▶ [What is needed]:
Copy all the entries below exactly, but not the pictures.

▶ [Material for the task]:
#####
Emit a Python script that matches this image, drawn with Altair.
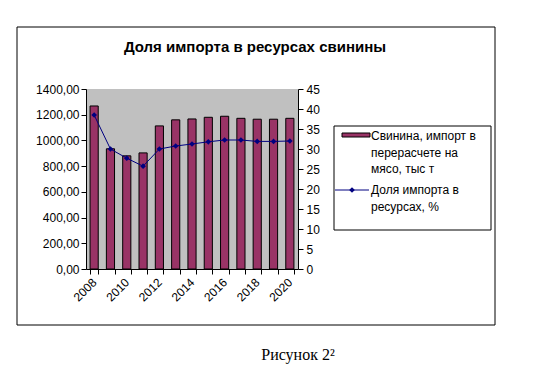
import altair as alt
import pandas as pd

years = ["2008", "2009", "2010", "2011", "2012", "2013", "2014", "2015", "2016", "2017", "2018", "2019", "2020"]
pork_import = [1268, 935, 880, 903, 1113, 1160, 1167, 1180, 1188, 1172, 1165, 1165, 1172]
import_share = [38.5, 30.0, 27.7, 25.7, 30.0, 30.75, 31.25, 31.8, 32.25, 32.25, 31.9, 31.9, 32.0]
left_ticks = [0, 200, 400, 600, 800, 1000, 1200, 1400]
right_ticks = [0, 5, 10, 15, 20, 25, 30, 35, 40, 45]

title_text = "Доля импорта в ресурсах свинины"
legend_bar = ["Свинина, импорт в", "перерасчете на", "мясо, тыс т"]
legend_line = ["Доля импорта в", "ресурсах, %"]
caption = "Рисунок 2²"

df = pd.DataFrame({"year": years, "pork": pork_import, "share": import_share})
one = pd.DataFrame({"k": [0]})

FONT = "Liberation Sans"
BAR = "#993366"
NAVY = "#000080"

x_enc = alt.X(
    "year:N",
    sort=years,
    scale=alt.Scale(paddingInner=0.5, paddingOuter=0.25),
    axis=alt.Axis(
        title=None,
        tickBand="extent",
        labelAngle=-45,
        labelAlign="right",
        labelBaseline="middle",
        labelPadding=6,
        tickSize=5,
        labelExpr="toNumber(datum.value) % 2 == 0 ? datum.label : ''",
    ),
)

bars = alt.Chart(df).mark_bar(color=BAR, stroke="black", strokeWidth=1).encode(
    x=x_enc,
    y=alt.Y(
        "pork:Q",
        scale=alt.Scale(domain=[0, 1400]),
        axis=alt.Axis(
            title=None,
            orient="left",
            values=left_ticks,
            labelExpr="replace(format(datum.value, '.2f'), '.', ',')",
            tickSize=5,
            labelPadding=2,
        ),
    ),
)

line = alt.Chart(df).mark_line(
    color=NAVY,
    strokeWidth=1,
    point=alt.OverlayMarkDef(shape="diamond", size=32, filled=True, color=NAVY),
).encode(
    x=alt.X("year:N", sort=years),
    y=alt.Y(
        "share:Q",
        scale=alt.Scale(domain=[0, 45]),
        axis=alt.Axis(title=None, orient="right", values=right_ticks, tickSize=5, labelPadding=3),
    ),
)


def txt(x, y, s, size=12, weight="normal", align="left", font=FONT):
    return alt.Chart(one).mark_text(
        font=font, fontSize=size, fontWeight=weight, align=align, baseline="middle", color="black"
    ).encode(x=alt.value(x), y=alt.value(y), text=alt.value(s))


frame = alt.Chart(one).mark_rect(fillOpacity=0, stroke="black", strokeWidth=1).encode(
    x=alt.value(-69), x2=alt.value(409), y=alt.value(-62), y2=alt.value(236)
)
legend_box = alt.Chart(one).mark_rect(fill="white", stroke="black", strokeWidth=1).encode(
    x=alt.value(248), x2=alt.value(405), y=alt.value(37), y2=alt.value(141)
)
swatch = alt.Chart(one).mark_rect(fill=BAR, stroke="black", strokeWidth=1).encode(
    x=alt.value(256), x2=alt.value(284), y=alt.value(44), y2=alt.value(48)
)
leg_line = alt.Chart(one).mark_rule(color=NAVY, strokeWidth=1).encode(
    x=alt.value(249), x2=alt.value(283), y=alt.value(101)
)
leg_pt = alt.Chart(one).mark_point(shape="diamond", size=32, filled=True, color=NAVY, opacity=1).encode(
    x=alt.value(266), y=alt.value(101)
)

layers = [frame, bars, line, legend_box, swatch, leg_line, leg_pt,
          txt(169, -42, title_text, size=15, weight="bold", align="center")]
for i, s in enumerate(legend_bar):
    layers.append(txt(285, 47 + i * 16.5, s))
for i, s in enumerate(legend_line):
    layers.append(txt(285, 101 + i * 17, s))
layers.append(txt(212, 266, caption, size=16, align="center", font="Liberation Serif"))

chart = alt.layer(*layers).resolve_scale(y="independent").properties(
    width=212,
    height=180,
    autosize=alt.AutoSizeParams(type="none"),
    padding={"left": 78, "top": 81, "right": 240, "bottom": 102},
    background="white",
).configure_view(fill="#C0C0C0", stroke=None).configure_axis(
    labelFont=FONT,
    labelFontSize=12,
    labelColor="black",
    domainColor="black",
    tickColor="black",
    grid=False,
)

chart.save("out.html", embed_options={"renderer": "svg", "actions": False})
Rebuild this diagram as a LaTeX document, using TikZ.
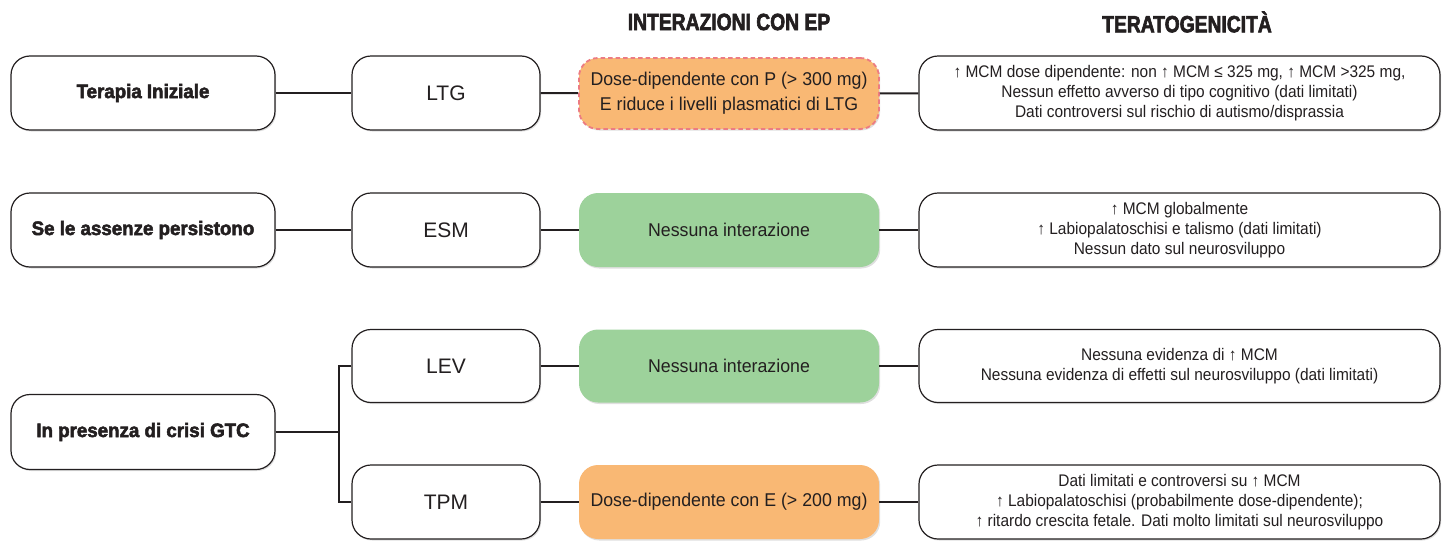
#####
▶ [Solution]:
Emit a Python script that matches this image, drawn with Altair.
import altair as alt
import pandas as pd

years = ["2008", "2009", "2010", "2011", "2012", "2013", "2014", "2015", "2016", "2017", "2018", "2019", "2020"]
pork_import = [1268, 935, 880, 903, 1113, 1160, 1167, 1180, 1188, 1172, 1165, 1165, 1172]
import_share = [38.5, 30.0, 27.7, 25.7, 30.0, 30.75, 31.25, 31.8, 32.25, 32.25, 31.9, 31.9, 32.0]
left_ticks = [0, 200, 400, 600, 800, 1000, 1200, 1400]
right_ticks = [0, 5, 10, 15, 20, 25, 30, 35, 40, 45]

title_text = "Доля импорта в ресурсах свинины"
legend_bar = ["Свинина, импорт в", "перерасчете на", "мясо, тыс т"]
legend_line = ["Доля импорта в", "ресурсах, %"]
caption = "Рисунок 2²"

df = pd.DataFrame({"year": years, "pork": pork_import, "share": import_share})
one = pd.DataFrame({"k": [0]})

FONT = "Liberation Sans"
BAR = "#993366"
NAVY = "#000080"

x_enc = alt.X(
    "year:N",
    sort=years,
    scale=alt.Scale(paddingInner=0.5, paddingOuter=0.25),
    axis=alt.Axis(
        title=None,
        tickBand="extent",
        labelAngle=-45,
        labelAlign="right",
        labelBaseline="middle",
        labelPadding=6,
        tickSize=5,
        labelExpr="toNumber(datum.value) % 2 == 0 ? datum.label : ''",
    ),
)

bars = alt.Chart(df).mark_bar(color=BAR, stroke="black", strokeWidth=1).encode(
    x=x_enc,
    y=alt.Y(
        "pork:Q",
        scale=alt.Scale(domain=[0, 1400]),
        axis=alt.Axis(
            title=None,
            orient="left",
            values=left_ticks,
            labelExpr="replace(format(datum.value, '.2f'), '.', ',')",
            tickSize=5,
            labelPadding=2,
        ),
    ),
)

line = alt.Chart(df).mark_line(
    color=NAVY,
    strokeWidth=1,
    point=alt.OverlayMarkDef(shape="diamond", size=32, filled=True, color=NAVY),
).encode(
    x=alt.X("year:N", sort=years),
    y=alt.Y(
        "share:Q",
        scale=alt.Scale(domain=[0, 45]),
        axis=alt.Axis(title=None, orient="right", values=right_ticks, tickSize=5, labelPadding=3),
    ),
)


def txt(x, y, s, size=12, weight="normal", align="left", font=FONT):
    return alt.Chart(one).mark_text(
        font=font, fontSize=size, fontWeight=weight, align=align, baseline="middle", color="black"
    ).encode(x=alt.value(x), y=alt.value(y), text=alt.value(s))


frame = alt.Chart(one).mark_rect(fillOpacity=0, stroke="black", strokeWidth=1).encode(
    x=alt.value(-69), x2=alt.value(409), y=alt.value(-62), y2=alt.value(236)
)
legend_box = alt.Chart(one).mark_rect(fill="white", stroke="black", strokeWidth=1).encode(
    x=alt.value(248), x2=alt.value(405), y=alt.value(37), y2=alt.value(141)
)
swatch = alt.Chart(one).mark_rect(fill=BAR, stroke="black", strokeWidth=1).encode(
    x=alt.value(256), x2=alt.value(284), y=alt.value(44), y2=alt.value(48)
)
leg_line = alt.Chart(one).mark_rule(color=NAVY, strokeWidth=1).encode(
    x=alt.value(249), x2=alt.value(283), y=alt.value(101)
)
leg_pt = alt.Chart(one).mark_point(shape="diamond", size=32, filled=True, color=NAVY, opacity=1).encode(
    x=alt.value(266), y=alt.value(101)
)

layers = [frame, bars, line, legend_box, swatch, leg_line, leg_pt,
          txt(169, -42, title_text, size=15, weight="bold", align="center")]
for i, s in enumerate(legend_bar):
    layers.append(txt(285, 47 + i * 16.5, s))
for i, s in enumerate(legend_line):
    layers.append(txt(285, 101 + i * 17, s))
layers.append(txt(212, 266, caption, size=16, align="center", font="Liberation Serif"))

chart = alt.layer(*layers).resolve_scale(y="independent").properties(
    width=212,
    height=180,
    autosize=alt.AutoSizeParams(type="none"),
    padding={"left": 78, "top": 81, "right": 240, "bottom": 102},
    background="white",
).configure_view(fill="#C0C0C0", stroke=None).configure_axis(
    labelFont=FONT,
    labelFontSize=12,
    labelColor="black",
    domainColor="black",
    tickColor="black",
    grid=False,
)

chart.save("out.html", embed_options={"renderer": "svg", "actions": False})
Rebuild this diagram as a LaTeX document, using TikZ.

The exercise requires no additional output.